STEVE DeSHAZO: Maryland seeks to regain pride, toughness during challenging times


COLLEGE PARK, Md.—Seconds after an exasperated Mark Turgeon spent his final timeout Thursday night, Maryland’s video board showed a glimpse of of the Terrapins’ storied basketball past.

Between highlights, a litany of famous names--from hall of fame coaches Lefty Driesell and Gary Williams to star players Juan Dixon, Walt Williams, Joe Smith and Len Elmore--declared on tape that “I have Maryland pride.”

Trailing by 25 points at the time, Turgeon clearly was pleading for his current edition to demonstrate a smidge of that quality. The immediate results (an 11-2 run) were encouraging, but pride alone couldn’t carry the struggling Terps in an 89-67 loss, their third straight.

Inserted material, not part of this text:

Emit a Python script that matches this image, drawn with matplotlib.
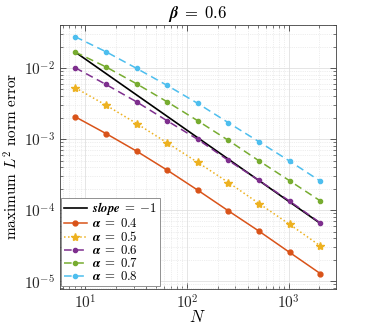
import math
import matplotlib
matplotlib.use("Agg")
import matplotlib.pyplot as plt
from matplotlib.ticker import LogLocator, FuncFormatter, NullFormatter

# data
N = [8, 16, 32, 64, 128, 256, 512, 1024, 2048]
err_04 = [2.06e-3, 1.20e-3, 6.78e-4, 3.66e-4, 1.91e-4, 9.77e-5, 5.06e-5, 2.54e-5, 1.28e-5]
err_05 = [5.28e-3, 3.01e-3, 1.66e-3, 8.87e-4, 4.70e-4, 2.45e-4, 1.24e-4, 6.30e-5, 3.14e-5]
err_06 = [1.01e-2, 5.89e-3, 3.35e-3, 1.81e-3, 9.91e-4, 5.01e-4, 2.62e-4, 1.34e-4, 6.62e-5]
err_07 = [1.68e-2, 1.04e-2, 6.01e-3, 3.35e-3, 1.81e-3, 9.59e-4, 4.94e-4, 2.59e-4, 1.35e-4]
err_08 = [2.76e-2, 1.70e-2, 9.91e-3, 5.70e-3, 3.18e-3, 1.70e-3, 9.16e-4, 4.90e-4, 2.56e-4]
slope_N = [8, 2048]
slope_err = [1.68e-2, 6.5e-5]

alphas = ["0.4", "0.5", "0.6", "0.7", "0.8"]
labels = [r"$\boldsymbol{\alpha}\;=\;\mathbf{%s}$" % a for a in alphas]

plt.rcParams["mathtext.fontset"] = "cm"
plt.rcParams["font.family"] = ["DejaVu Serif"]

fig = plt.figure(figsize=(3.71, 3.27), dpi=100)
ax = fig.add_axes([0.1617, 0.1177, 0.7431, 0.8058])

ax.loglog(slope_N, slope_err, "-", color="k", lw=1.2,
          label=r"$\boldsymbol{slope}\;=\;\mathbf{-1}$")
ax.loglog(N, err_04, "-o", color="#D95319", lw=1.1, ms=3.5, label=labels[0])
ax.loglog(N, err_05, ":*", color="#EDB120", lw=1.1, ms=6, label=labels[1])
ax.loglog(N, err_06, "--o", color="#7E2F8E", lw=1.1, ms=3, dashes=(5, 3), label=labels[2])
ax.loglog(N, err_07, "--o", color="#77AC30", lw=1.1, ms=3, dashes=(5, 3), label=labels[3])
ax.loglog(N, err_08, "--o", color="#4DBEEE", lw=1.1, ms=3, dashes=(5, 3), label=labels[4])

ax.set_xlim(2 ** 2.5, 2 ** 11.5)
ax.set_ylim(7.9e-6, 4.04e-2)

fmt = FuncFormatter(lambda v, p: r"$10^{%d}$" % round(math.log10(v)))
ax.xaxis.set_major_formatter(fmt)
ax.yaxis.set_major_formatter(fmt)
ax.xaxis.set_minor_formatter(NullFormatter())
ax.yaxis.set_minor_formatter(NullFormatter())
ax.xaxis.set_major_locator(LogLocator(base=10, numticks=10))
ax.yaxis.set_major_locator(LogLocator(base=10, numticks=10))

ax.tick_params(which="both", direction="in", top=True, right=True, colors="0.25",
               labelcolor="0.15", labelsize=11)
ax.tick_params(which="major", length=4, width=0.6)
ax.tick_params(which="minor", length=2, width=0.5)
for s in ax.spines.values():
    s.set_color("0.25")
    s.set_linewidth(0.6)

ax.grid(True, which="major", color="0.88", lw=0.6, ls="-")
ax.grid(True, which="minor", color="0.87", lw=0.5, ls=":")
ax.set_axisbelow(True)

ax.set_xlabel(r"$N$", fontsize=12, labelpad=-2)
ax.set_ylabel(r"$\mathrm{maximum}\ L^2\ \mathrm{norm\ error}$", fontsize=11, labelpad=2)
ax.set_title(r"$\boldsymbol{\beta}\;=\;\mathbf{0.6}$", fontsize=12, pad=5)

leg = ax.legend(loc="lower left", bbox_to_anchor=(0.0, 0.005), fontsize=9.2,
                fancybox=False, edgecolor="0.5", framealpha=1, handlelength=1.8,
                handleheight=0.5, handletextpad=0.4, borderpad=0.2, labelspacing=0.0,
                borderaxespad=0.1)
leg.get_frame().set_linewidth(0.6)

fig.savefig("out.png", dpi=100)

“I don’t think we competed at a high enough level to win the game,” Turgeon said testily afterward. “It’s tough. I didn’t like the way we finished the first half. At times in the second half, we played really well, but we’ve got to learn to compete a little more.”

Few expected Maryland (6-6, 1-5) to repeat last season’s share of the Big Ten regular-season title, not after sophomore big man Jalen Smith was taken 10th in the NBA draft and four-year starting guard Anthony Cowan graduated. That left Maryland short on both size and experience.

“We have no low-post presence, especially against a zone,” Turgeon said. “It’s a very unusual set of circumstances.”

Lacking those essentials, teams must compensate with smarts and grit to survive. Those qualities were evident at times Thursday, but were sorely missing during Iowa’s 20-0 first-half surge that removed all doubt.

“We just were not tough enough. We were not mentally locked in enough to fight and counter some of the things they had,” said junior guard Aaron Wiggins, who led the Terps with 17 points. “ ... Right now, we just don’t look like we’re playing to the best of our ability. We’ve got to change our effort and energy.”

The Terps had little success containing Iowa’s All-America center, Luka Garza--but then, no one really has this season. Garza, a a 6-foot-11 D.C. native, scored 24 points (three below his nation-leading average) despite sitting out the final five minutes with a comfortable lead.

When the smaller Terps double-teamed Garza, he kicked the ball out for open 3-pointers for his teammates. When they let Donta Scott, Galen Smith or Jairus Hamilton try to guard Garza alone, he scored eight points on three possessions--without attempting a 3.

“Garza’s as good as advertised,” junior guard Eric Ayala said.

On the other end, Maryland hit two early 3-point attempts and raced to a 17-7 lead before the bigger, more experienced Hawkeyes switched to a zone. Then the Terps positioned all five players outside the arc and seemed to settle almost exclusively for long-range shots.

Of Maryland’s 60 field-goal attempts Thursday night, 35 were from distance. (They made 12). And they took only six free throws. Maryland’s signature win this season, a 70-63 upset of then-No. 6 Wisconsin on Dec. 28 in Madison, came when fewer than one-third (17 of 52) of the Terps’ shot attempts came from long range.

There are other frustrating signs of youth. On Maryland’s final possession of the first half, the shot clock was off. but Wiggins missed a 3-point attempt with eight seconds remaining, allowing Iowa’s Keegan Murray to drive the length of the court for a layup (and a 44-26 lead) at the halftime buzzer.

And when shots stopped falling, Maryland’s defense was affected by the disappointment--a fate that rarely befalls more mature teams.

Things won’t get easier for the Terps, who are in the midst of a challenging nine-game stretch that features seven games against ranked opponents.

The Terps aren’t giving up. After the game, several younger players returned to the Xfinity Center court to work on shots and post moves.

“We’re trying everything,” Turgeon said “ .... We’re not staying status quo. We’re trying to figure it out. We’re taking some steps that should help us down the road.”

If Turgeon does find answers, though, will they come in time to salvage the season that’s on the brink of becoming a lost cause?